I like to compete. When we’re cycling with a friend, it turns out to be a competition of who’s first up the hill. When we are shooting hoops, we always count the score. It’s fun, makes the game more interesting, and provides a solid measure for development. We are competing to be better.
But when it comes to business, this idea resonates strongly with me: Don’t compete to be better, compete to be different.
We’ve seen so many times that competing to be better just makes everyone similar. Think about cars. Jeep used to be rugged, Volvo used to be safe, Audi used to be sporty. Now every car is rugged and safe with great performance and modest mileage.
All airlines are the same. All bottled water is similar. Every PC or printer is the same.
Therefore, I was expecting a lot when I got my hands on a book titled Different: Escaping the Competitive Herd by Youngme Moon, a professor at the Harvard Business School. She writes about how markets evolve, why that leads to similarity, and how to stand out of the herd.
Typically, companies try to make their product better, and they do this by:
- Augmentation by addition (more features!). Mobile phones used to be for calling…
- Augmentation by multiplication (wider selection!). Coca cola light, classic, zero, vanilla, cherry, zero caffeine free, etc…
Customers expect the products to get better and the selection to get wider. What was great last year is not nearly good enough this year. Or that’s the belief that businesses have. This augmentation treadmill leads to over-serving and inflated set of benefits. I think Horace Dediu has written about similar idea in his analysis about how the iPhone is able to maintain its price: “In the case of the iPhone the tenacious retention of its ASP indicates that the point of over-service has not been reached.”
Prof. Moon goes on to introduce Idea Brands. They are brands (businesses), who are more interested in separation that comparison. There are three categories of idea brands:
- Reverse brands.
- Breakaway brands.
- Hostile brands.
Reverse brands switch gears to reverse and actually remove benefits even if clients expect and want the benefits. Reverse brands’ products are stripped down, but not in the way the low-cost businesses operate. K-mart or Ryanair are not reverse brands. Reverse brands trim and eliminate features but at the same time introduce some other form of extravagance or splendour. Prof. Moon uses early Google as an example: back then Google removed all popular portal features and focused on search only. It was fast, efficient and clean – totally unlike Yahoo or AOL or Altavista at the time.

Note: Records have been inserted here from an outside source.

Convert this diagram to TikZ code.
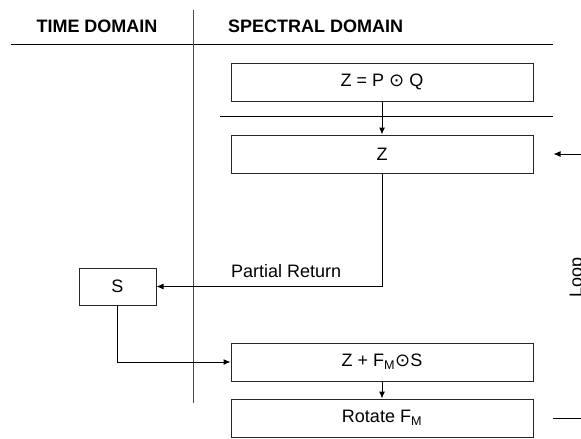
\documentclass[tikz,border=0pt]{standalone}
\usepackage{fontspec}
\setmainfont{Liberation Sans}
\newfontfamily\opfont{DejaVu Sans}
\newcommand{\hprod}{{\opfont\char"2299}}
\usetikzlibrary{arrows.meta}
\begin{document}
\begin{tikzpicture}[x=1pt,y=-1pt,
  font=\fontsize{18}{21}\selectfont,
  blk/.style={draw=black!85, line width=1pt, minimum width=302pt, minimum height=38pt, inner sep=0pt},
  sbox/.style={draw=black!85, line width=1pt, minimum width=77pt, minimum height=37pt, inner sep=0pt},
  rule/.style={draw=black, line width=1pt},
  divider/.style={draw=black!70, line width=1pt},
  flow/.style={draw=black, line width=1pt, -{Latex[length=7pt,width=6pt]}},
  plain/.style={draw=black, line width=1pt}
]
\useasboundingbox (0,0) rectangle (581,439);

% column headers and separators
\node[font=\fontsize{18}{21}\selectfont\bfseries] (thead) at (97,26) {TIME DOMAIN};
\node[font=\fontsize{18}{21}\selectfont\bfseries, anchor=west, inner sep=0pt] (shead) at (228,26) {SPECTRAL DOMAIN};
\coordinate (hl1) at (11,44);   \coordinate (hr1) at (553,44);
\coordinate (hl2) at (220,116); \coordinate (hr2) at (553,116);
\coordinate (vt) at (193,10);   \coordinate (vb) at (193,403);
\draw[rule] (hl1) -- (hr1);
\draw[rule] (hl2) -- (hr2);
\draw[divider] (vt) -- (vb);

% processing blocks
\node[blk] (prod) at (382,82) {Z = P \hprod{} Q};
\node[blk] (z) at (382,154) {Z};
\node[sbox] (s) at (117.5,286.5) {S};
\node[blk] (acc) at (382,362) {Z + F\textsubscript{M}\hprod{}S};
\node[blk] (rot) at (382,418) {Rotate F\textsubscript{M}};

% flow between blocks
\draw[flow] (prod) -- (z);
\draw[flow] (z.south) |- (s.east);
\node[anchor=base west, inner sep=0pt] (pr) at (231,277) {Partial Return};
\draw[flow] (s.south) |- (acc.west);
\draw[flow] (acc) -- (rot);

% loop back edge
\coordinate (loopin) at (581,154);
\coordinate (loopinend) at ([xshift=20pt]z.east);
\coordinate (loopout) at ([xshift=19pt]rot.east);
\coordinate (loopoutend) at (581,418);
\draw[flow] (loopin) -- (loopinend);
\draw[plain] (loopout) -- (loopoutend);
\node[rotate=90, anchor=base, inner sep=0pt] (looplbl) at (582,277) {Loop};
\end{tikzpicture}
\end{document}
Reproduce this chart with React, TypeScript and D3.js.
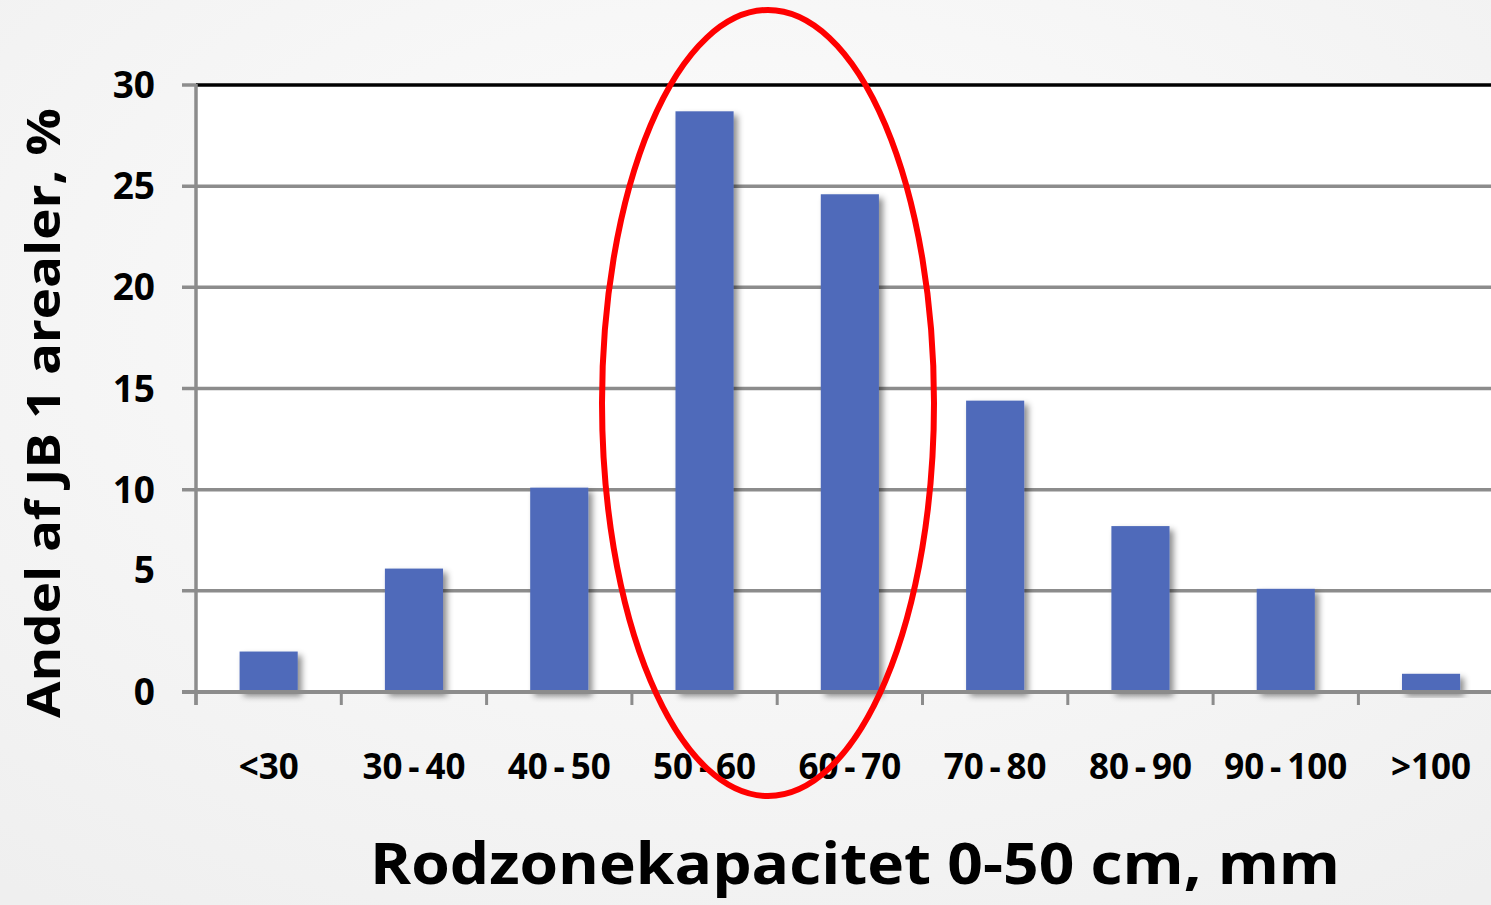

Breakaway brands position their product according to different, unexpected standards. They frame themselves differently. Examples include the Simpsons: it was a cartoon but totally different from any cartoons seen before. The Simpsons provided cultular criticism and complex jokes. Another example is the Swiss watch maker Swatch. Swatch didn’t have anything to do with the Swiss clock making traditions (i.e. long lasting, valuable, handcrafted time pieces). Instead Swatch positioned themselves as a fashion business. They had a huge selection, constantly renewing, and they were quick to introduce new models.
Hostile brands don’t compromise for anyone. They emphasize even their flaws and try to make a statement in doing so. They draw a line and know that only some will step over – but those who do, will be loyal customers. Birkenstock is ugly but stands for comfort. Many drinks try to play the hostile brand card: Devil Springs Vodka – not for celebrating your sister’s birthday. When Mini Cooper launched in the US in 2002 they didn’t try to convince us that the car is bigger than it looks or that it’s spacious enough. Instead they said this is a really small car – but not a boring car at all. Hostile brands know that traction requires friction.
Differentiation is not a form of competition but escape from the competition altogether.
Oh, about the book. I’d say it scores 3.5/5. The ideas are very interesting but not too strongly discussed. Evidence was too often just anecdotal and conversational. And there was too much talk about “my students, who did this ‘n that”.